Dataset entries

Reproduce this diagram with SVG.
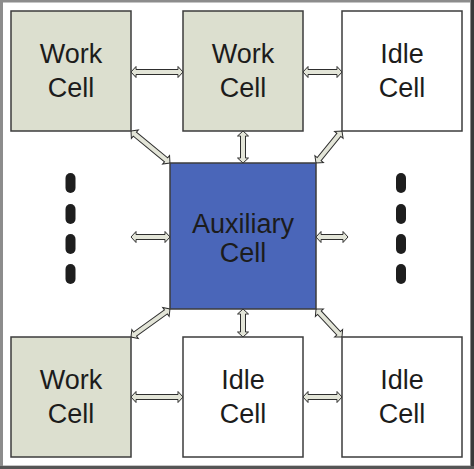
<svg xmlns="http://www.w3.org/2000/svg" width="474" height="469" viewBox="0 0 474 469">
<style>
.box{stroke:#3c3c3c;stroke-width:1.5}
.work{fill:#dcdfcf}
.idle{fill:#ffffff}
.aux{fill:#4a66b9}
.lbl{font-family:"Liberation Sans",Arial,sans-serif;font-size:27px;fill:#1c1c1c;text-anchor:middle}
.arr{fill:#e3e5d8;stroke:#2e2e2e;stroke-width:1;stroke-linejoin:miter}
.dot{fill:#1e1e1e}
</style>
<rect x="0" y="0" width="474" height="469" fill="#ffffff"/>
<rect x="1.5" y="1" width="470" height="466" fill="none" stroke="#8c8c8c" stroke-width="3"/>
<line x1="472.5" y1="0" x2="472.5" y2="469" stroke="#3a3a3a" stroke-width="3"/>
<line x1="0" y1="467.5" x2="474" y2="467.5" stroke="#555555" stroke-width="3"/>

<g id="connectors">
<polygon class="arr" transform="translate(131,72)" points="0,0 5,-5.5 5,-2.5 47,-2.5 47,-5.5 52,0 47,5.5 47,2.5 5,2.5 5,5.5"/>
<polygon class="arr" transform="translate(303,72)" points="0,0 5,-5.5 5,-2.5 34,-2.5 34,-5.5 39,0 34,5.5 34,2.5 5,2.5 5,5.5"/>
<polygon class="arr" transform="translate(131,397)" points="0,0 5,-5.5 5,-2.5 47,-2.5 47,-5.5 52,0 47,5.5 47,2.5 5,2.5 5,5.5"/>
<polygon class="arr" transform="translate(303,397)" points="0,0 5,-5.5 5,-2.5 34,-2.5 34,-5.5 39,0 34,5.5 34,2.5 5,2.5 5,5.5"/>
<polygon class="arr" transform="translate(131,237)" points="0,0 5,-5.5 5,-2.5 34,-2.5 34,-5.5 39,0 34,5.5 34,2.5 5,2.5 5,5.5"/>
<polygon class="arr" transform="translate(316,237)" points="0,0 5,-5.5 5,-2.5 27,-2.5 27,-5.5 32,0 27,5.5 27,2.5 5,2.5 5,5.5"/>
<polygon class="arr" transform="translate(243,131) rotate(90)" points="0,0 5,-5.5 5,-2.5 27,-2.5 27,-5.5 32,0 27,5.5 27,2.5 5,2.5 5,5.5"/>
<polygon class="arr" transform="translate(243,309) rotate(90)" points="0,0 5,-5.5 5,-2.5 23,-2.5 23,-5.5 28,0 23,5.5 23,2.5 5,2.5 5,5.5"/>
<polygon class="arr" transform="translate(131,131) rotate(39.4)" points="0,0 5,-5.5 5,-2.5 45.4,-2.5 45.4,-5.5 50.4,0 45.4,5.5 45.4,2.5 5,2.5 5,5.5"/>
<polygon class="arr" transform="translate(316,163) rotate(-50.9)" points="0,0 5,-5.5 5,-2.5 36.2,-2.5 36.2,-5.5 41.2,0 36.2,5.5 36.2,2.5 5,2.5 5,5.5"/>
<polygon class="arr" transform="translate(131,337) rotate(-35.7)" points="0,0 5,-5.5 5,-2.5 43,-2.5 43,-5.5 48,0 43,5.5 43,2.5 5,2.5 5,5.5"/>
<polygon class="arr" transform="translate(316,309) rotate(47.1)" points="0,0 5,-5.5 5,-2.5 33.2,-2.5 33.2,-5.5 38.2,0 33.2,5.5 33.2,2.5 5,2.5 5,5.5"/>
</g>

<g id="cell-top-left">
<rect class="box work" x="11" y="11" width="120" height="120"/>
<text class="lbl" x="71" y="63">Work</text>
<text class="lbl" x="71" y="97">Cell</text>
</g>
<g id="cell-top-middle">
<rect class="box work" x="183" y="11" width="120" height="120"/>
<text class="lbl" x="243" y="63">Work</text>
<text class="lbl" x="243" y="97">Cell</text>
</g>
<g id="cell-top-right">
<rect class="box idle" x="342" y="11" width="120" height="120"/>
<text class="lbl" x="402" y="63">Idle</text>
<text class="lbl" x="402" y="97">Cell</text>
</g>
<g id="cell-auxiliary">
<rect class="box aux" x="170" y="163" width="146" height="146"/>
<text class="lbl" x="243" y="233">Auxiliary</text>
<text class="lbl" x="243" y="262">Cell</text>
</g>
<g id="cell-bottom-left">
<rect class="box work" x="11" y="337" width="120" height="120"/>
<text class="lbl" x="71" y="389">Work</text>
<text class="lbl" x="71" y="423">Cell</text>
</g>
<g id="cell-bottom-middle">
<rect class="box idle" x="183" y="337" width="120" height="120"/>
<text class="lbl" x="243" y="389">Idle</text>
<text class="lbl" x="243" y="423">Cell</text>
</g>
<g id="cell-bottom-right">
<rect class="box idle" x="342" y="337" width="120" height="120"/>
<text class="lbl" x="402" y="389">Idle</text>
<text class="lbl" x="402" y="423">Cell</text>
</g>

<g id="ellipsis-left">
<rect class="dot" x="65.5" y="173" width="10" height="20" rx="5"/>
<rect class="dot" x="65.5" y="204" width="10" height="20" rx="5"/>
<rect class="dot" x="65.5" y="234" width="10" height="20" rx="5"/>
<rect class="dot" x="65.5" y="264" width="10" height="20" rx="5"/>
</g>
<g id="ellipsis-right">
<rect class="dot" x="396" y="173" width="10" height="20" rx="5"/>
<rect class="dot" x="396" y="204" width="10" height="20" rx="5"/>
<rect class="dot" x="396" y="234" width="10" height="20" rx="5"/>
<rect class="dot" x="396" y="264" width="10" height="20" rx="5"/>
</g>
</svg>
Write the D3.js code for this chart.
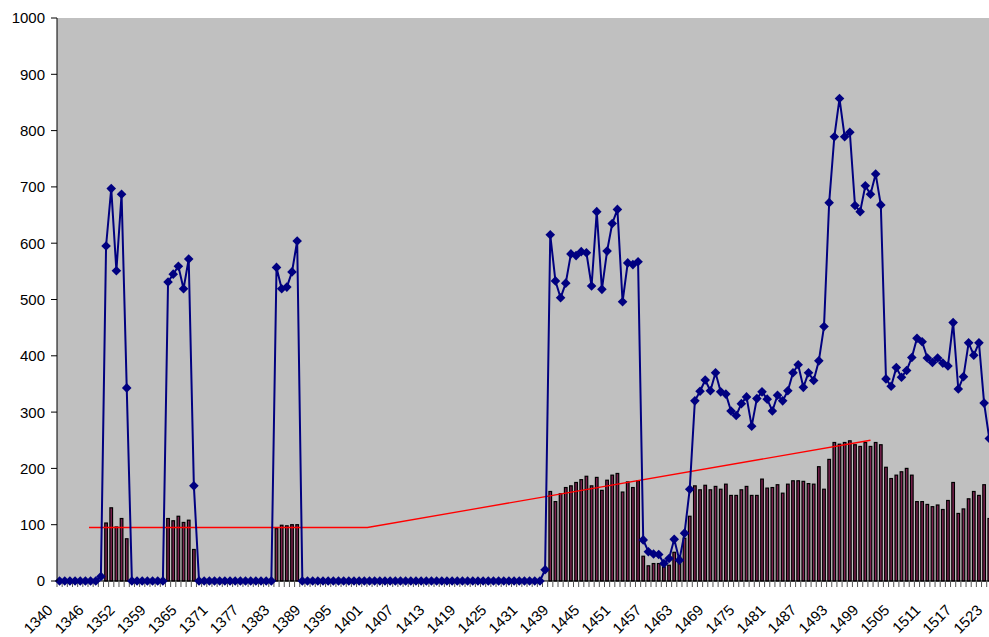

Your instructions: Every line of the records that includes the word "this" should be gathered.

Solution:
Reproduce this diagram with SVG.
Write the D3.js code for this chart.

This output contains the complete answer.